As a highly visual person, it’s important to me that readers have an immersive experience not only through our words, but also strong visual and even audio elements.


In addition to our family photographs, we commissioned original watercolor illustrations by two artists—one younger, to create whimsical little tableaux; the other, more mature, for complex scenes such as the reconstruction of the Shanghai house. Additionally, I searched other sources for historical illustrations, some of which had never been published.


The result is a collection of 160 illustrations that envelop the reader in what we hope is an immersive experience.


On the audio front, we’ve released an audiobook featuring an amazing award-winning actress, Rachel Yong, who created over 60 character voices for the book’s dialogues. One reviewer commented that she enjoyed listening to the audiobook with a print book open in front of her, so she could follow along with the illustrations.


Q: What do you hope readers learn about your family from reading the book?


A: Our readers’ comments show that individuals have widely ranging takeaways from Remembering Shanghai: different characters, stories, and themes seem to resonate for different individuals.


This makes sense to us and is very validating, since my mother’s and my primary goal was to create a richly layered medium for a wide audience with varying knowledge of China.
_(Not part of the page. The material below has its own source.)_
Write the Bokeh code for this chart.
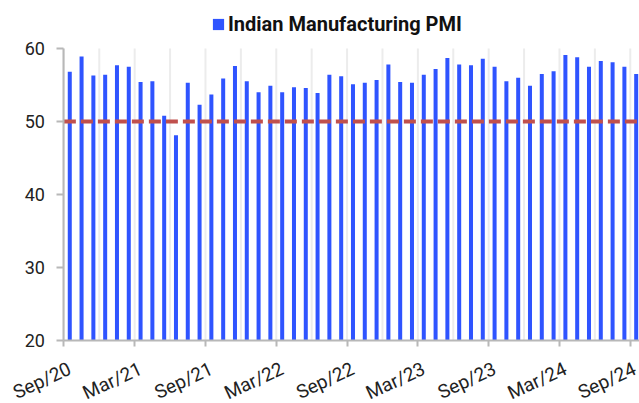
import math
from bokeh.plotting import figure
from bokeh.models import (Range1d, FixedTicker, Legend, LegendItem, ColumnDataSource, LinearAxis)
from bokeh.embed import file_html
from bokeh.resources import INLINE

months = ["Sep/20","Oct/20","Nov/20","Dec/20","Jan/21","Feb/21","Mar/21","Apr/21","May/21","Jun/21",
          "Jul/21","Aug/21","Sep/21","Oct/21","Nov/21","Dec/21","Jan/22","Feb/22","Mar/22","Apr/22",
          "May/22","Jun/22","Jul/22","Aug/22","Sep/22","Oct/22","Nov/22","Dec/22","Jan/23","Feb/23",
          "Mar/23","Apr/23","May/23","Jun/23","Jul/23","Aug/23","Sep/23","Oct/23","Nov/23","Dec/23",
          "Jan/24","Feb/24","Mar/24","Apr/24","May/24","Jun/24","Jul/24","Aug/24","Sep/24"]
pmi = [56.8, 58.9, 56.3, 56.4, 57.7, 57.5, 55.4, 55.5, 50.8, 48.1,
       55.3, 52.3, 53.7, 55.9, 57.6, 55.5, 54.0, 54.9, 54.0, 54.7,
       54.6, 53.9, 56.4, 56.2, 55.1, 55.3, 55.7, 57.8, 55.4, 55.3,
       56.4, 57.2, 58.7, 57.8, 57.7, 58.6, 57.5, 55.5, 56.0, 54.9,
       56.5, 56.9, 59.1, 58.8, 57.5, 58.3, 58.1, 57.5, 56.5]
threshold = 50
y_ticks = [20, 30, 40, 50, 60]
y_min, y_max = 20, 60
series_name = "Indian Manufacturing PMI"

n = len(months)
xpos = [i + 0.5 for i in range(n)]
source = ColumnDataSource(dict(x=xpos, top=pmi, month=months))

FONT = "Roboto"
AXIS_GRAY = "#b8b8b8"

# The frame covers the whole figure; the value area (x 0..n, y 20..60) sits inside it,
# leaving room for the legend above, the y labels left and the date labels below.
p = figure(width=639, height=403, output_backend="svg", toolbar_location=None,
           x_range=Range1d(-5.37, 48.78), y_range=Range1d(11.37, 66.575),
           min_border_left=0, min_border_right=0, min_border_top=0, min_border_bottom=0)
p.extra_x_ranges = {"labels": Range1d(-5.87, 48.28)}
p.outline_line_color = None
p.background_fill_color = "white"
p.border_fill_color = "white"
p.xaxis.visible = False
p.yaxis.visible = False
p.xgrid.grid_line_color = None
p.ygrid.grid_line_color = None

# vertical gridlines every quarter, limited to the value range
grid_x = list(range(0, n, 3))
p.segment(x0=grid_x, x1=grid_x, y0=[y_min] * len(grid_x), y1=[y_max] * len(grid_x),
          line_color="#ececec", line_width=2)

r = p.vbar(x="x", top="top", bottom=y_min, width=0.34, source=source,
           fill_color="#2f54ff", line_color=None)

# 50 threshold line across the value area
p.segment(x0=[0], x1=[n], y0=[threshold], y1=[threshold], line_color="#c0504d",
          line_width=4, line_dash="12 5")

tick_idx = list(range(0, n, 6))

# x axis line + tick marks at half-year boundaries
xa = LinearAxis(fixed_location=y_min, ticker=FixedTicker(ticks=tick_idx),
                bounds=(0, n),
                major_label_text_font_size="1px", major_label_text_alpha=0,
                axis_line_color=AXIS_GRAY, axis_line_width=2,
                major_tick_line_color=AXIS_GRAY, major_tick_line_width=2,
                major_tick_out=6, major_tick_in=0, minor_tick_line_color=None)
p.add_layout(xa, "below")

# rotated date labels
xl = LinearAxis(fixed_location=y_min, x_range_name="labels",
                ticker=FixedTicker(ticks=tick_idx),
                major_label_overrides={i: months[i] for i in tick_idx},
                major_label_orientation=math.radians(25),
                major_label_text_font=FONT, major_label_text_font_size="19px",
                major_label_text_color="#222222", major_label_standoff=21,
                axis_line_color=None, major_tick_line_color=None, minor_tick_line_color=None)
p.add_layout(xl, "below")

# y axis at x = 0
ya = LinearAxis(fixed_location=0, ticker=FixedTicker(ticks=y_ticks), bounds=(y_min, y_max),
                major_label_text_font=FONT, major_label_text_font_size="18px",
                major_label_text_color="#222222", major_label_standoff=12,
                axis_line_color=AXIS_GRAY, axis_line_width=2,
                major_tick_line_color=AXIS_GRAY, major_tick_line_width=2,
                major_tick_out=7, major_tick_in=0, minor_tick_line_color=None)
p.add_layout(ya, "left")

legend = Legend(items=[LegendItem(label=series_name, renderers=[r])],
                location=(211, 367), orientation="horizontal",
                label_text_font=FONT, label_text_font_style="bold",
                label_text_font_size="20px", label_text_color="#111111",
                glyph_width=14, glyph_height=14, label_standoff=3,
                background_fill_alpha=0, border_line_color=None,
                padding=0, margin=0, label_height=20)
p.add_layout(legend)

open("out.html", "w").write(file_html(p, INLINE))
We wanted to interweave our family stories with just the right amount of historical context and cultural highlights to make it unique and meaningful, revealing China in a deeply human way through a Shanghainese lens.


Q: What are you working on now?


My mom, having turned 90 earlier this year, is mostly working on her mahjong game (she’s a whiz)!


I’ve been hard at work with screenwriting and design partners to develop the Remembering Shanghai TV series. We hope to start pitching in earnest in late 2021. No doubt another fun and fascinating journey!


We are also about to launch a completely revamped website with lots of new features, including guest blogs by the best and brightest Old Shanghai aficionados.


Q: Anything else we should know?


A: After self-publishing Remembering Shanghai (a decision in large part driven by the book’s many illustrations that would have made it challenging for a traditional publisher) we are delighted that the book will be re-released in October 2021 by our new publisher, Girl Friday Books.